**Records provided:**
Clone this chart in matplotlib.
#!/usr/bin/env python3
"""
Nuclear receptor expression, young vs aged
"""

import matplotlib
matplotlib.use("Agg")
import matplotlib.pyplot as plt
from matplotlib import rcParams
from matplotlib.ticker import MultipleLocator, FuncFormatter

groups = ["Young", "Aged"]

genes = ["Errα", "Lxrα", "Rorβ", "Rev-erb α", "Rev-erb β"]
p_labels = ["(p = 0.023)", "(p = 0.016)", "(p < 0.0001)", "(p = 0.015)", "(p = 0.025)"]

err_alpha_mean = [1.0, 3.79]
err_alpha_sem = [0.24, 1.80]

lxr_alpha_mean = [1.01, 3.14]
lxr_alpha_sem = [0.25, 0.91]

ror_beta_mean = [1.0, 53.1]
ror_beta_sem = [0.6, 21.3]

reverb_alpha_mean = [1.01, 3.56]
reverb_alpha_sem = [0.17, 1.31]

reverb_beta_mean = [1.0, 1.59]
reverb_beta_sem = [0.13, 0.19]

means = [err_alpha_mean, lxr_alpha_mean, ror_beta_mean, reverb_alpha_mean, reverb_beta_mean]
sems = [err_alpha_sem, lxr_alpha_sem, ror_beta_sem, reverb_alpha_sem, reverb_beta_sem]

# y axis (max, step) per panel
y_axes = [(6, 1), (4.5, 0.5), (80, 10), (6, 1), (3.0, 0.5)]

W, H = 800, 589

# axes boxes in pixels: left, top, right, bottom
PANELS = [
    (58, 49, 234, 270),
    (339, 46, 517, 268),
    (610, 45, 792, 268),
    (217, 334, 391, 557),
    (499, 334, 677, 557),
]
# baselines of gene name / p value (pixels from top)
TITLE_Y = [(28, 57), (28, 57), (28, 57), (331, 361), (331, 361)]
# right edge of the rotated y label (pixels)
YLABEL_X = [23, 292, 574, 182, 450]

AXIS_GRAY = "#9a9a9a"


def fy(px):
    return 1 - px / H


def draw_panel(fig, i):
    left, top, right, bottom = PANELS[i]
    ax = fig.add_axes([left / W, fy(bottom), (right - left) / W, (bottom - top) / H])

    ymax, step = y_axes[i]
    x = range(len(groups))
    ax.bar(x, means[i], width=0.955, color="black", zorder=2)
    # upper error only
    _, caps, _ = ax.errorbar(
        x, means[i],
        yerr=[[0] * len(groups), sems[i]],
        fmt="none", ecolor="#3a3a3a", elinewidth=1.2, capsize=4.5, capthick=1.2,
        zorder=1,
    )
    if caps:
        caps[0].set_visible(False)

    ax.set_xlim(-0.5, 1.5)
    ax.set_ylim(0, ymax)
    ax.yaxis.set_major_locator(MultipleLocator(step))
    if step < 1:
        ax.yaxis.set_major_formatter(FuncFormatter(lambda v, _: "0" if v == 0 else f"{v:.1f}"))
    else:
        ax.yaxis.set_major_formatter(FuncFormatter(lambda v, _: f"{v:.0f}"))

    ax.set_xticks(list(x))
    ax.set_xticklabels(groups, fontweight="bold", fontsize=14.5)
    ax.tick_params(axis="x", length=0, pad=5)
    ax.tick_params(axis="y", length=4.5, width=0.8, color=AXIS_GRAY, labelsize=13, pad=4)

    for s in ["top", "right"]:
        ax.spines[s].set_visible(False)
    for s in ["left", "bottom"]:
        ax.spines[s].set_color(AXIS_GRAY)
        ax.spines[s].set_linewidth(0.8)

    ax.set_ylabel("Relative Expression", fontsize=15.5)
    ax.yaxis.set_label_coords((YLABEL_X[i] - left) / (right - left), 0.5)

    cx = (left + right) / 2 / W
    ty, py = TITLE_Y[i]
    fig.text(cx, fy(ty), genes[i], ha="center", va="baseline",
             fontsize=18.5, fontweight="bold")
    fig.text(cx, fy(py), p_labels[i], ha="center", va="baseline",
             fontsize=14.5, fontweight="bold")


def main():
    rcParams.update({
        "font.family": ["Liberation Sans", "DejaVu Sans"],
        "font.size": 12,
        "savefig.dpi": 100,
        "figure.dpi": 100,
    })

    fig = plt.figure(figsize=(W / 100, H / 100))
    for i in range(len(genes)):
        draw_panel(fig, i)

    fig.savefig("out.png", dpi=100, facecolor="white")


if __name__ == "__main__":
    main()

---

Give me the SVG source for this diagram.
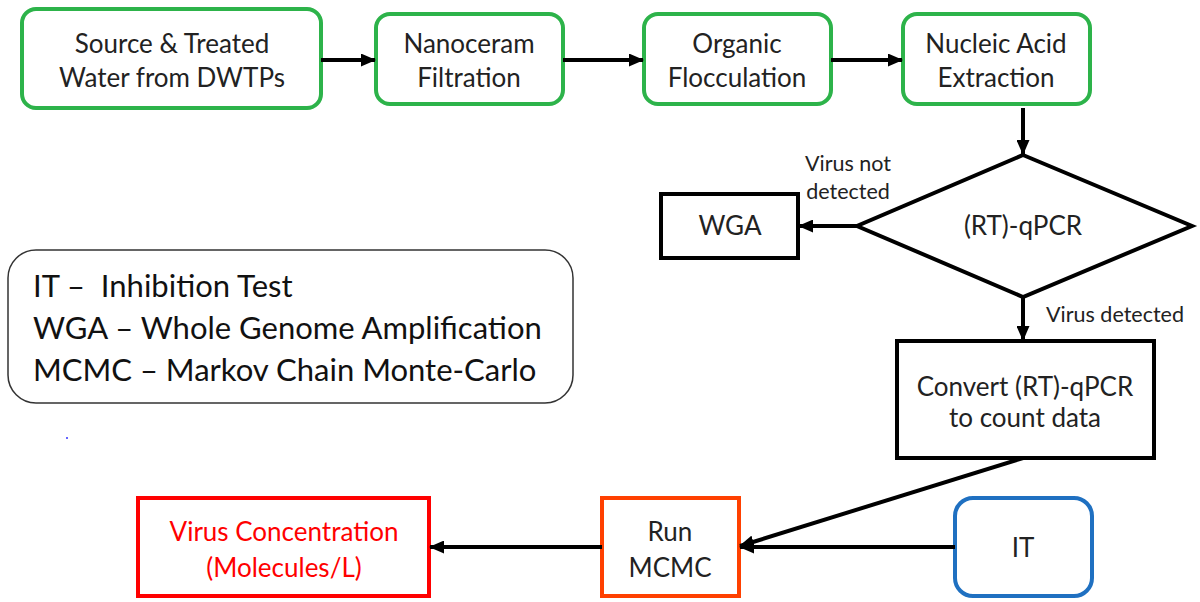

* * *

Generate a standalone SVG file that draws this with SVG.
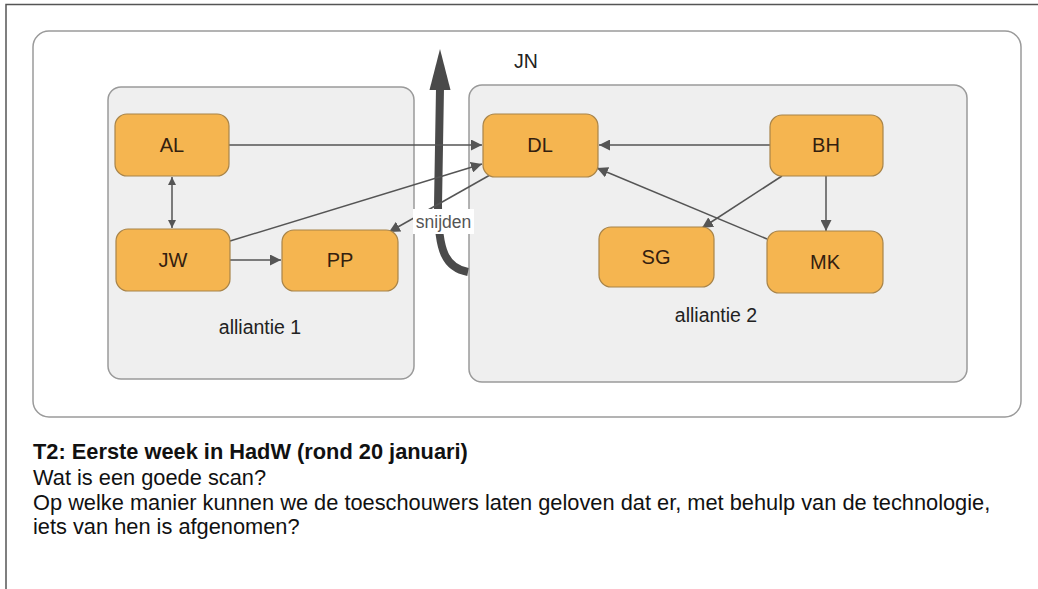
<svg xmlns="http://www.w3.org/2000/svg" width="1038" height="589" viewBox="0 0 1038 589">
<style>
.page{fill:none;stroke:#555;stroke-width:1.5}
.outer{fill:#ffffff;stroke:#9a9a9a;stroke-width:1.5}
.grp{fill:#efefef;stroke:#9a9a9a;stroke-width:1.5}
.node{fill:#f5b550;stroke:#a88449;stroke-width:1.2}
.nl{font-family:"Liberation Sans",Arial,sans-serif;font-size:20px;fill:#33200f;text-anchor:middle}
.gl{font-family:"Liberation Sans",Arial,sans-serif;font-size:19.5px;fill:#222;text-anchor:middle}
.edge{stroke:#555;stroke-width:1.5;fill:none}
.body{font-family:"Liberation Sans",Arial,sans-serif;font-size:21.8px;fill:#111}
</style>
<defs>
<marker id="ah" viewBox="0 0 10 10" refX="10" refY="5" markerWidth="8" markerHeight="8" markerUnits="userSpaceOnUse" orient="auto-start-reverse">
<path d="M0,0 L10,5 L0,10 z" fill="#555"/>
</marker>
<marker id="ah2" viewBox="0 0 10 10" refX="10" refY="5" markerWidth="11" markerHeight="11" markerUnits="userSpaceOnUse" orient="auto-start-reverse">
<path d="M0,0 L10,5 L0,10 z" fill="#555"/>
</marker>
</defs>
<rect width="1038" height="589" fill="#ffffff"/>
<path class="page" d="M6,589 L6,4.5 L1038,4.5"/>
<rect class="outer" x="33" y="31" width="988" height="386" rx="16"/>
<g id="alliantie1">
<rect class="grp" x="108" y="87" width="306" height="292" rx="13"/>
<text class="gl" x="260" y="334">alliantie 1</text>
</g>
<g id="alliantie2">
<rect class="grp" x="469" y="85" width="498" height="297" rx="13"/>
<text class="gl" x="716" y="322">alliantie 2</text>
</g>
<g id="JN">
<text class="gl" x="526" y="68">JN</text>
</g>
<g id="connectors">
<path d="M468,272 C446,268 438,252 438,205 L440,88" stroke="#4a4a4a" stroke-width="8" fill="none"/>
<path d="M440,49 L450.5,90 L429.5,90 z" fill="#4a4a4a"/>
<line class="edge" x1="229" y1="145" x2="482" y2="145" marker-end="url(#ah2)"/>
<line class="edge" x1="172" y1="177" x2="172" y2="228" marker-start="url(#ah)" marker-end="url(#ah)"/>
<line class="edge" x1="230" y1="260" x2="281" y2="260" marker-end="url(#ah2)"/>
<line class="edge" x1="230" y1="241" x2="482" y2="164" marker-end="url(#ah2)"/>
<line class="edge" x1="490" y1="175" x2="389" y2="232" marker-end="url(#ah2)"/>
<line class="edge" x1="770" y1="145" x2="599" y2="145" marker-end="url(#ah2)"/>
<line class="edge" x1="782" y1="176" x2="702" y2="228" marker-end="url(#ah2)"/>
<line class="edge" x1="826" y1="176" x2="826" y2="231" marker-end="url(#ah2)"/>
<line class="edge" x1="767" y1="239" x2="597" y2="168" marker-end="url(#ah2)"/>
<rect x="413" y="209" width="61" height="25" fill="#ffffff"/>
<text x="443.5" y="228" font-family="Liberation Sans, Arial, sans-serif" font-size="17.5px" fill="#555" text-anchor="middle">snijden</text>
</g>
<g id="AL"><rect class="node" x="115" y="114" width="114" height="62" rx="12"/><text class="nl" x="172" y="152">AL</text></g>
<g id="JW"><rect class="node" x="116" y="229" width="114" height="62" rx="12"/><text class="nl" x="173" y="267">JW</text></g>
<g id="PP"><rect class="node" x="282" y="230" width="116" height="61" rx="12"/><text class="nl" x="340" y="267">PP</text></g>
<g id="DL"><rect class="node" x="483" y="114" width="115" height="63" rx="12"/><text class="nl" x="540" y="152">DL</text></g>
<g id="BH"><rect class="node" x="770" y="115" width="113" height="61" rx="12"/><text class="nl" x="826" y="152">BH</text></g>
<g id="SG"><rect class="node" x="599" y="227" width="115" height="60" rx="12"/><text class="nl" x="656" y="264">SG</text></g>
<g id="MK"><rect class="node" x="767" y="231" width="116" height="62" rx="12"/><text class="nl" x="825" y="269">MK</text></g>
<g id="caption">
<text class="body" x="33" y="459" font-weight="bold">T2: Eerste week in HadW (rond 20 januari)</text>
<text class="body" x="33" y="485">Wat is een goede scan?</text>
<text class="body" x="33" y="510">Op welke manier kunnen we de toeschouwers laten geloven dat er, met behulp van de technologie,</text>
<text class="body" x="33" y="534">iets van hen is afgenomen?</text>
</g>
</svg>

**What to produce:** Exactly as written, quote the lines from the one that has "Clone this chart in matplotlib." down to the one that has "W, H = 800, 589", and include both.

**Problem solution:**
Clone this chart in matplotlib.
#!/usr/bin/env python3
"""
Nuclear receptor expression, young vs aged
"""

import matplotlib
matplotlib.use("Agg")
import matplotlib.pyplot as plt
from matplotlib import rcParams
from matplotlib.ticker import MultipleLocator, FuncFormatter

groups = ["Young", "Aged"]

genes = ["Errα", "Lxrα", "Rorβ", "Rev-erb α", "Rev-erb β"]
p_labels = ["(p = 0.023)", "(p = 0.016)", "(p < 0.0001)", "(p = 0.015)", "(p = 0.025)"]

err_alpha_mean = [1.0, 3.79]
err_alpha_sem = [0.24, 1.80]

lxr_alpha_mean = [1.01, 3.14]
lxr_alpha_sem = [0.25, 0.91]

ror_beta_mean = [1.0, 53.1]
ror_beta_sem = [0.6, 21.3]

reverb_alpha_mean = [1.01, 3.56]
reverb_alpha_sem = [0.17, 1.31]

reverb_beta_mean = [1.0, 1.59]
reverb_beta_sem = [0.13, 0.19]

means = [err_alpha_mean, lxr_alpha_mean, ror_beta_mean, reverb_alpha_mean, reverb_beta_mean]
sems = [err_alpha_sem, lxr_alpha_sem, ror_beta_sem, reverb_alpha_sem, reverb_beta_sem]

# y axis (max, step) per panel
y_axes = [(6, 1), (4.5, 0.5), (80, 10), (6, 1), (3.0, 0.5)]

W, H = 800, 589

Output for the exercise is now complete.